*What you will do*:
Pick out all lines in the listing holding the string "that" and copy them.
** BEGIN Information supplied **
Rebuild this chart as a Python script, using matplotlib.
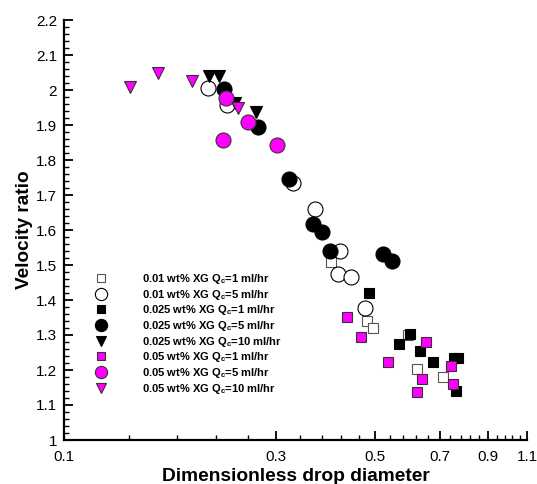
import matplotlib
matplotlib.use("Agg")
import matplotlib.pyplot as plt
from matplotlib.lines import Line2D
from matplotlib.ticker import FixedLocator, FixedFormatter, NullFormatter

plt.rcParams['font.family'] = ['Liberation Sans', 'DejaVu Sans']
plt.rcParams['mathtext.fontset'] = 'custom'
plt.rcParams['mathtext.rm'] = 'Liberation Sans:bold'
plt.rcParams['mathtext.bf'] = 'Liberation Sans:bold'

# ---- measured data: dimensionless drop diameter vs. velocity ratio ----
x_01_q1 = [0.398, 0.481, 0.495, 0.593, 0.623, 0.713]
y_01_q1 = [1.508, 1.341, 1.321, 1.300, 1.202, 1.181]

x_01_q5 = [0.211, 0.233, 0.328, 0.366, 0.418, 0.414, 0.441, 0.475]
y_01_q5 = [2.005, 1.957, 1.735, 1.660, 1.541, 1.473, 1.467, 1.376]

x_025_q1 = [0.486, 0.600, 0.567, 0.632, 0.677, 0.755, 0.771, 0.760]
y_025_q1 = [1.421, 1.303, 1.274, 1.255, 1.224, 1.233, 1.235, 1.141]

x_025_q5 = [0.229, 0.273, 0.320, 0.364, 0.380, 0.397, 0.521, 0.546]
y_025_q5 = [2.003, 1.895, 1.746, 1.616, 1.593, 1.540, 1.531, 1.512]

x_025_q10 = [0.212, 0.223, 0.242, 0.271]
y_025_q10 = [2.041, 2.039, 1.962, 1.938]

x_05_q1 = [0.432, 0.466, 0.536, 0.651, 0.741, 0.640, 0.749, 0.622]
y_05_q1 = [1.352, 1.295, 1.224, 1.281, 1.211, 1.173, 1.159, 1.138]

x_05_q5 = [0.231, 0.260, 0.228, 0.302]
y_05_q5 = [1.976, 1.909, 1.857, 1.843]

x_05_q10 = [0.141, 0.163, 0.194, 0.246]
y_05_q10 = [2.008, 2.049, 2.026, 1.948]

labels = [
    r'0.01 wt% XG Q$_\mathbf{c}$=1 ml/hr',
    r'0.01 wt% XG Q$_\mathbf{c}$=5 ml/hr',
    r'0.025 wt% XG Q$_\mathbf{c}$=1 ml/hr',
    r'0.025 wt% XG Q$_\mathbf{c}$=5 ml/hr',
    r'0.025 wt% XG Q$_\mathbf{c}$=10 ml/hr',
    r'0.05 wt% XG Q$_\mathbf{c}$=1 ml/hr',
    r'0.05 wt% XG Q$_\mathbf{c}$=5 ml/hr',
    r'0.05 wt% XG Q$_\mathbf{c}$=10 ml/hr',
]

x_major = [0.1, 0.3, 0.5, 0.7, 0.9, 1.1]
x_major_labels = ['0.1', '0.3', '0.5', '0.7', '0.9', '1.1']
y_major = [1.0, 1.1, 1.2, 1.3, 1.4, 1.5, 1.6, 1.7, 1.8, 1.9, 2.0, 2.1, 2.2]
y_major_labels = ['1', '1.1', '1.2', '1.3', '1.4', '1.5', '1.6', '1.7',
                  '1.8', '1.9', '2', '2.1', '2.2']

MAG = '#ff00ff'
series = [
    (x_01_q1, y_01_q1, 's', 'white', '#555555', 7.3),
    (x_01_q5, y_01_q5, 'o', 'white', 'black', 10.8),
    (x_025_q1, y_025_q1, 's', 'black', 'black', 7.3),
    (x_025_q5, y_025_q5, 'o', 'black', 'black', 10.8),
    (x_025_q10, y_025_q10, 'v', 'black', 'black', 8.6),
    (x_05_q1, y_05_q1, 's', MAG, '#333333', 7.3),
    (x_05_q5, y_05_q5, 'o', MAG, '#333333', 10.8),
    (x_05_q10, y_05_q10, 'v', MAG, '#333333', 8.6),
]
legend_sizes = {'s': 6.0, 'o': 8.8, 'v': 7.2}

fig = plt.figure(figsize=(5.37, 4.84), dpi=100)
ax = fig.add_axes([64 / 537, 1 - 440 / 484, 463 / 537, 420 / 484])

handles = []
for xs, ys, mk, fc, ec, ms in series:
    ax.plot(xs, ys, linestyle='none', marker=mk, markersize=ms,
            markerfacecolor=fc, markeredgecolor=ec, markeredgewidth=0.8)
    handles.append(Line2D([], [], linestyle='none', marker=mk,
                          markersize=legend_sizes[mk], markerfacecolor=fc,
                          markeredgecolor=ec, markeredgewidth=0.8))

ax.set_xscale('log')
ax.set_xlim(0.1, 1.1)
ax.set_ylim(1.0, 2.2)

ax.xaxis.set_major_locator(FixedLocator(x_major))
ax.xaxis.set_major_formatter(FixedFormatter(x_major_labels))
x_minor = [round(0.1 + 0.04 * i, 2) for i in range(1, 25)]
x_minor = [v for v in x_minor if all(abs(v - m) > 1e-6 for m in x_major)]
ax.xaxis.set_minor_locator(FixedLocator(x_minor))
ax.xaxis.set_minor_formatter(NullFormatter())

ax.yaxis.set_major_locator(FixedLocator(y_major))
ax.yaxis.set_major_formatter(FixedFormatter(y_major_labels))
y_minor = [round(1.0 + 0.02 * i, 2) for i in range(61)]
y_minor = [v for v in y_minor if all(abs(v - m) > 1e-6 for m in y_major)]
ax.yaxis.set_minor_locator(FixedLocator(y_minor))

for side in ('top', 'right'):
    ax.spines[side].set_visible(False)
for side in ('left', 'bottom'):
    ax.spines[side].set_linewidth(1.6)

ax.tick_params(which='major', direction='in', length=6.5, width=1.3,
               labelsize=11)
ax.tick_params(axis='x', which='major', pad=7)
ax.tick_params(axis='y', which='major', pad=5)
ax.tick_params(which='minor', direction='in', length=3.6, width=1.0)

ax.set_xlabel('Dimensionless drop diameter', fontsize=13.8,
              fontweight='bold', labelpad=3)
ax.set_ylabel('Velocity ratio', fontsize=13.7, fontweight='bold',
              labelpad=2)

leg = ax.legend(handles, labels, loc='upper left',
                bbox_to_anchor=((93 - 64) / 463, (440 - 272) / 420),
                frameon=False, prop={'size': 8, 'weight': 'bold'},
                handlelength=1.4, handletextpad=3.0, labelspacing=0.15,
                borderpad=0, borderaxespad=0)

fig.savefig('out.png', dpi=100)
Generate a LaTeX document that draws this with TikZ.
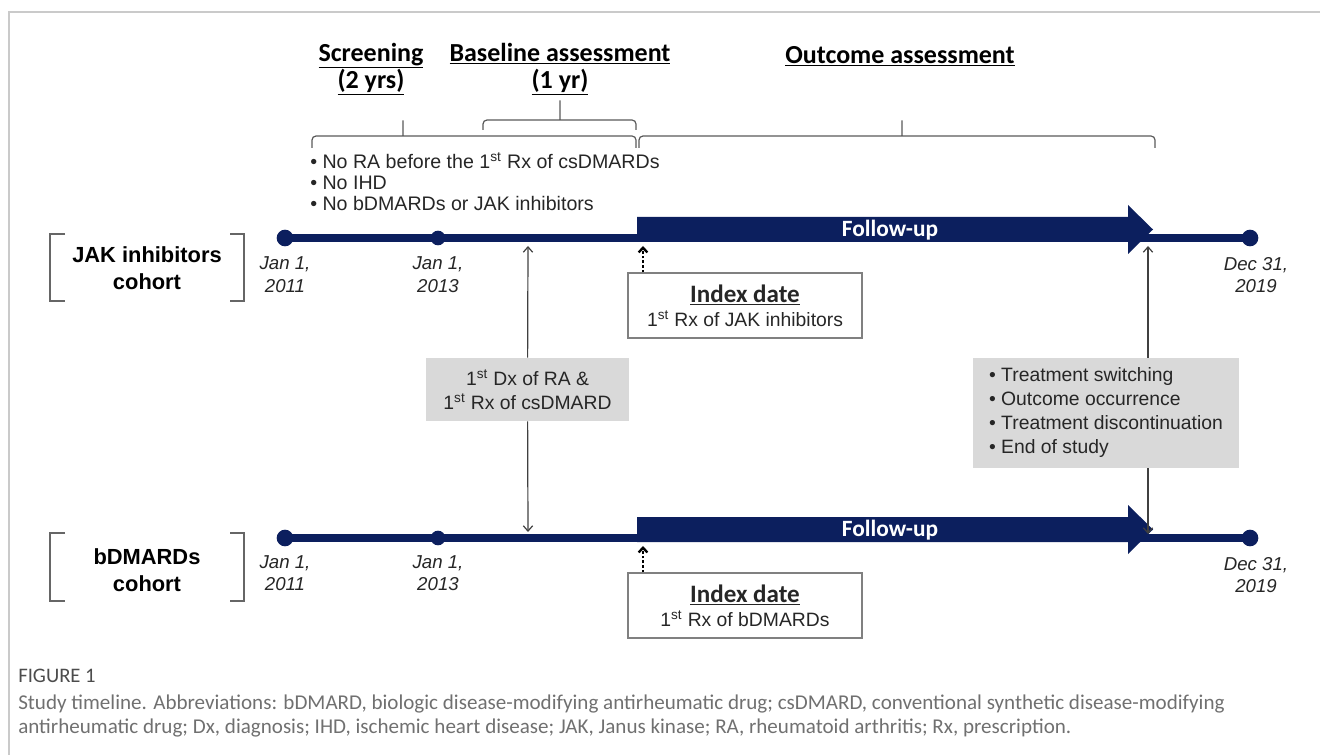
\documentclass[tikz,border=0pt]{standalone}
\usepackage{fontspec}
\setmainfont{Liberation Sans}
\newfontfamily\hdfont{Carlito}
\usetikzlibrary{arrows.meta,positioning}
\definecolor{navy}{HTML}{0C1F5E}
\definecolor{boxgray}{HTML}{D9D9D9}
\definecolor{framegray}{HTML}{CACACA}
\definecolor{capgray}{HTML}{707070}
\definecolor{txtgray}{HTML}{262626}
\tikzset{
  dot/.style={circle, fill=navy, inner sep=0pt, minimum size=12.5pt},
  tline/.style={navy, line width=6pt},
  futext/.style={text=white, font=\hdfont\bfseries\fontsize{17.5}{19}\selectfont},
  phase/.style={align=center, inner sep=0pt, font=\hdfont\bfseries\fontsize{19.5}{20}\selectfont},
  brc/.style={draw=black!65, line width=0.9pt, rounded corners=3pt},
  datelbl/.style={align=center, inner sep=0pt, text=txtgray, font=\itshape\fontsize{14}{17}\selectfont},
  cohort/.style={align=center, inner sep=0pt, font=\bfseries\fontsize{16.4}{20}\selectfont},
  bracket/.style={draw=black!60, line width=1.3pt},
  idxbox/.style={draw=black!50, line width=0.8pt, align=center, minimum width=175.5pt,
    minimum height=48.75pt, text=txtgray, font=\fontsize{14.5}{18}\selectfont},
  graybox/.style={fill=boxgray, inner sep=0pt, text=txtgray, font=\fontsize{14.5}{18}\selectfont},
  excl/.style={align=left, inner sep=0pt, text=txtgray, font=\fontsize{14.7}{16}\selectfont},
  thinarr/.style={-{Straight Barb[length=4pt,width=7pt]}, draw=black!75, line width=0.9pt},
  dotarr/.style={-{Straight Barb[length=3.5pt,width=6.5pt]}, line width=1.8pt, dash pattern=on 2pt off 1.5pt},
}

\begin{document}
\begin{tikzpicture}[x=0.75pt, y=-0.75pt]
\useasboundingbox (0,0) rectangle (1320,755);
  \draw[framegray, line width=1.5pt] (9,755) -- (9,12) -- (1320,12);

  % phase headings and braces
  \node[phase] (hscr) at (371,69) {\underline{Screening}\\\underline{(2 yrs)}};
  \node[phase] (hbase) at (560,69) {\underline{Baseline assessment}\\\underline{(1 yr)}};
  \node[phase] (hout) at (900,56) {\underline{Outcome assessment}};
  \draw[brc] (312,148) |- (399,136) .. controls (403,136) .. (403,118)
    .. controls (403,136) .. (407,136) -| (636,148);
  \draw[brc] (483,130) |- (556,120) .. controls (560,120) .. (560,98)
    .. controls (560,120) .. (564,120) -| (636,130);
  \draw[brc] (639,148) |- (898,136) .. controls (902,136) .. (902,118)
    .. controls (902,136) .. (906,136) -| (1155,148);
  \node[excl, anchor=north west] (excl) at (310,152)
    {\textbullet\ No RA before the 1\textsuperscript{st} Rx of csDMARDs\\
     \textbullet\ No IHD\\
     \textbullet\ No bDMARDs or JAK inhibitors};

\begin{scope}
  % JAK inhibitors cohort
  \node[cohort] (jak) at (147,268) {JAK inhibitors\\cohort};
  \draw[bracket] (65,234) -- (50,234) -- (50,301) -- (65,301);
  \draw[bracket] (230,234) -- (244,234) -- (244,301) -- (230,301);
  \node[dot] (a1) at (285,238) {};
  \node[dot, minimum size=11pt] (a2) at (438,238) {};
  \node[dot] (a3) at (1250,238) {};
  \draw[tline] (a1.center) -- (a3.center);
  \fill[navy] (637,217) -- (1128,217) -- (1128,205) -- (1153,229.5) -- (1128,254)
    -- (1128,242) -- (637,242) -- cycle;
  \node[futext] (fu1) at (890,230) {Follow-up};
  \node[datelbl] (da1) at (285,275) {Jan 1,\\2011};
  \node[datelbl] (da2) at (438,275) {Jan 1,\\2013};
  \node[datelbl] (da3) at (1256,275) {Dec 31,\\2019};
  \node[idxbox] (idx1) at (745,305.5)
    {{\hdfont\bfseries\fontsize{18.8}{18}\selectfont\underline{Index date}}\\
     1\textsuperscript{st} Rx of JAK inhibitors};
  \coordinate (ix1) at (643,246);
  \draw[dotarr] (idx1.north -| ix1) -- (ix1);
\end{scope}

\begin{scope}
  % bDMARDs cohort
  \node[cohort] (bdm) at (147,570) {bDMARDs\\cohort};
  \draw[bracket] (65,533) -- (50,533) -- (50,601) -- (65,601);
  \draw[bracket] (230,533) -- (244,533) -- (244,601) -- (230,601);
  \node[dot] (b1) at (285,538) {};
  \node[dot, minimum size=11pt] (b2) at (438,538) {};
  \node[dot] (b3) at (1250,538) {};
  \draw[tline] (b1.center) -- (b3.center);
  \fill[navy] (637,517) -- (1128,517) -- (1128,505) -- (1153,529.5) -- (1128,554)
    -- (1128,542) -- (637,542) -- cycle;
  \node[futext] (fu2) at (890,530) {Follow-up};
  \node[datelbl] (db1) at (285,573) {Jan 1,\\2011};
  \node[datelbl] (db2) at (438,573) {Jan 1,\\2013};
  \node[datelbl] (db3) at (1256,575) {Dec 31,\\2019};
  \node[idxbox] (idx2) at (745,605.5)
    {{\hdfont\bfseries\fontsize{18.8}{18}\selectfont\underline{Index date}}\\
     1\textsuperscript{st} Rx of bDMARDs};
  \coordinate (ix2) at (643,546);
  \draw[dotarr] (idx2.north -| ix2) -- (ix2);
\end{scope}

  % diagnosis and end events
  \node[graybox, align=center, minimum width=152.25pt, minimum height=47.25pt] (dx) at (527.5,389.5)
    {1\textsuperscript{st} Dx of RA \&\\1\textsuperscript{st} Rx of csDMARD};
  \coordinate (up1) at (528,246);
  \coordinate (dn1) at (528,532);
  \draw[thinarr] (dx) -- (up1);
  \draw[thinarr] (dx) -- (dn1);
  \node[graybox, align=left, minimum width=200pt, minimum height=82.5pt] (ev) at (1106,413)
    {\textbullet\ Treatment switching\\
     \textbullet\ Outcome occurrence\\
     \textbullet\ Treatment discontinuation\\
     \textbullet\ End of study};
  \coordinate (up2) at (1148,246);
  \coordinate (dn2) at (1148,534);
  \draw[thinarr] (ev.north -| up2) -- (up2);
  \draw[thinarr] (ev.south -| dn2) -- (dn2);

  % caption
  \node[anchor=west, inner sep=0pt, text=black!70, font=\hdfont\fontsize{15.5}{16}\selectfont] (figlbl) at (18,676) {FIGURE 1};
  \node[below=9pt of figlbl.south west, anchor=north west, inner sep=0pt, align=left, text=capgray,
    font=\hdfont\fontsize{15.8}{17.5}\selectfont] (capt)
    {Study timeline. Abbreviations: bDMARD, biologic disease-modifying antirheumatic drug; csDMARD, conventional synthetic disease-modifying\\
     antirheumatic drug; Dx, diagnosis; IHD, ischemic heart disease; JAK, Janus kinase; RA, rheumatoid arthritis; Rx, prescription.};
\end{tikzpicture}
\end{document}
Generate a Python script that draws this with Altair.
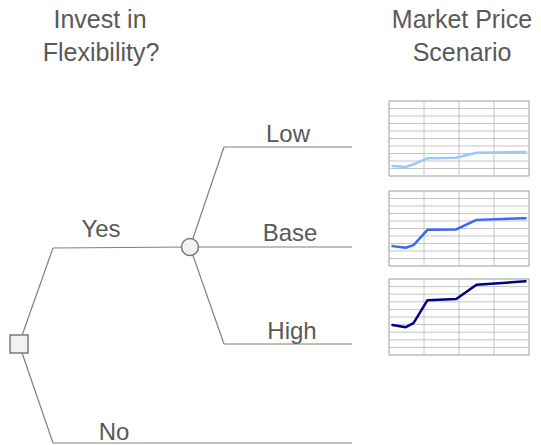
import altair as alt
import pandas as pd

# ---------------- data ----------------
titles = ["Invest in", "Flexibility?", "Market Price", "Scenario"]
decision_labels = ["Yes", "No"]
scenario_labels = ["Low", "Base", "High"]

# price-path series (time 0..20, price index 0..10)
price_t = [0.5, 2.4, 3.5, 5.5, 9.6, 12.5, 19.5]
price_low = [1.33, 1.20, 1.56, 2.36, 2.44, 3.11, 3.20]
price_base = [2.65, 2.43, 2.79, 4.82, 4.87, 6.15, 6.37]
price_high = [3.96, 3.66, 4.19, 7.22, 7.36, 9.25, 9.69]

# ---------------- layout (diagram units) ----------------
W, H = 541, 445
TEXT = "#595959"
LINE = "#808080"
FONT = "Liberation Sans"

dec = (19, 344)          # decision square
chance = (190, 247)      # chance circle
yes_j = (53, 248)
no_j = (53, 443)
low_j = (224, 147)
high_j = (224, 344)
end_x = 352

segments = [
    (dec, yes_j), (yes_j, chance),
    (dec, no_j), (no_j, (end_x, no_j[1])),
    (chance, low_j), (low_j, (end_x, low_j[1])),
    (chance, (end_x, chance[1])),
    (chance, high_j), (high_j, (end_x, high_j[1])),
]
seg_df = pd.DataFrame([{"x": a[0], "y": a[1], "x2": b[0], "y2": b[1]} for a, b in segments])

title_pos = [(100, 28), (101, 61), (462, 28), (462, 61)]
title_df = pd.DataFrame({"text": titles,
                         "x": [p[0] for p in title_pos],
                         "y": [p[1] for p in title_pos]})

label_pos = [(101, 237), (114, 440), (288, 142), (290, 241), (292, 339)]
label_df = pd.DataFrame({"text": decision_labels + scenario_labels,
                         "x": [p[0] for p in label_pos],
                         "y": [p[1] for p in label_pos]})

# mini chart boxes
BX0, BX1 = 389, 529
box_y = {"Low": (101, 176), "Base": (191, 266), "High": (279, 355)}
colors = {"Low": "#99c9ff", "Base": "#3a66fb", "High": "#000080"}
T_MAX, V_MAX = 20.0, 10.0
N_COLS, N_ROWS = 4, 10

box_df = pd.DataFrame([{"s": s, "x": BX0, "x2": BX1, "y": y0, "y2": y1}
                       for s, (y0, y1) in box_y.items()])
grid_rows = []
for s, (y0, y1) in box_y.items():
    for i in range(1, N_COLS):
        gx = BX0 + (BX1 - BX0) * i / N_COLS
        grid_rows.append({"x": gx, "x2": gx, "y": y0, "y2": y1})
    for j in range(1, N_ROWS):
        gy = y0 + (y1 - y0) * j / N_ROWS
        grid_rows.append({"x": BX0, "x2": BX1, "y": gy, "y2": gy})
grid_df = pd.DataFrame(grid_rows)

series = {"Low": price_low, "Base": price_base, "High": price_high}
line_rows = []
for s, vals in series.items():
    for i, (t, v) in enumerate(zip(price_t, vals)):
        line_rows.append({"s": s, "t": t, "v": v, "order": i,
                          "y0": box_y[s][0], "y1": box_y[s][1]})
line_df = pd.DataFrame(line_rows)

# ---------------- chart ----------------
xs = alt.Scale(domain=[0, W], range=[0, W])
ys = alt.Scale(domain=[H, 0])

X = lambda f: alt.X(f, type="quantitative", scale=xs, axis=None)
Y = lambda f: alt.Y(f, type="quantitative", scale=ys, axis=None)

edges = alt.Chart(seg_df).mark_rule(color=LINE, strokeWidth=1.2).encode(
    x=X("x"), y=Y("y"), x2="x2", y2="y2")

square = alt.Chart(pd.DataFrame({"x": [dec[0]], "y": [dec[1]]})).mark_square(
    size=324, fill="#f2f2f2", stroke="#7a7a7a", strokeWidth=1.5, opacity=1
).encode(x=X("x"), y=Y("y"))

circle = alt.Chart(pd.DataFrame({"x": [chance[0]], "y": [chance[1]]})).mark_circle(
    size=290, fill="#f2f2f2", stroke="#7a7a7a", strokeWidth=1.5, opacity=1
).encode(x=X("x"), y=Y("y"))

title_txt = alt.Chart(title_df).mark_text(
    font=FONT, fontSize=25, color=TEXT, align="center", baseline="alphabetic"
).encode(x=X("x"), y=Y("y"), text="text")

label_txt = alt.Chart(label_df).mark_text(
    font=FONT, fontSize=24, color=TEXT, align="center", baseline="alphabetic"
).encode(x=X("x"), y=Y("y"), text="text")

boxes = alt.Chart(box_df).mark_rect(fill="white", stroke="#9a9a9a", strokeWidth=1).encode(
    x=X("x"), x2="x2", y=Y("y"), y2="y2")

grid = alt.Chart(grid_df).mark_rule(color="#c4c4c4", strokeWidth=1).encode(
    x=X("x"), x2="x2", y=Y("y"), y2="y2")

lines = alt.Chart(line_df).transform_calculate(
    px=f"{BX0} + datum.t / {T_MAX} * {BX1 - BX0}",
    py=f"datum.y1 - datum.v / {V_MAX} * (datum.y1 - datum.y0)",
).mark_line(strokeWidth=2.5, strokeJoin="round", strokeCap="round").encode(
    x=X("px"), y=Y("py"), detail="s:N", order="order:Q",
    color=alt.Color("s:N", scale=alt.Scale(domain=list(colors.keys()),
                                           range=list(colors.values())), legend=None),
)

chart = alt.layer(edges, square, circle, boxes, grid, lines, title_txt, label_txt).properties(
    width=W, height=H, autosize=alt.AutoSizeParams(type="none"), padding=0
).configure_view(stroke=None)

chart.save("out.html", embed_options={"renderer": "svg", "actions": False})
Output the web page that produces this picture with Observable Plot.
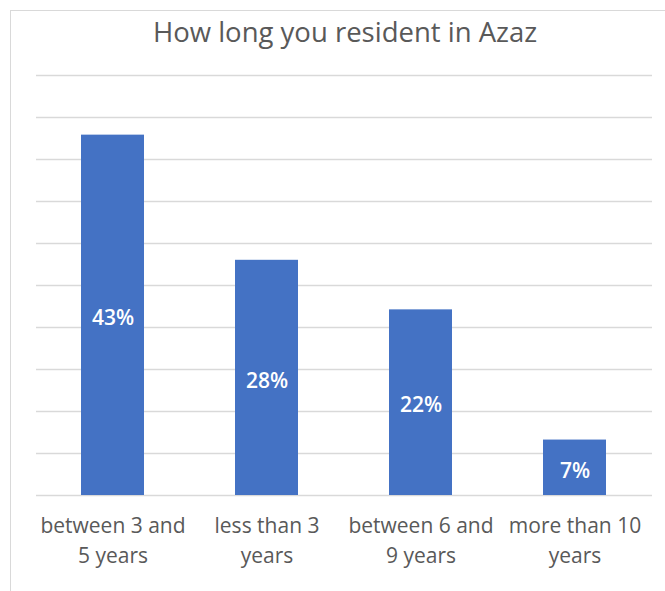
** END Information supplied **
*Result*:
Generate a LaTeX document that draws this with TikZ.
Generate a Python script that draws this with Altair.
Output the web page that produces this picture with Observable Plot.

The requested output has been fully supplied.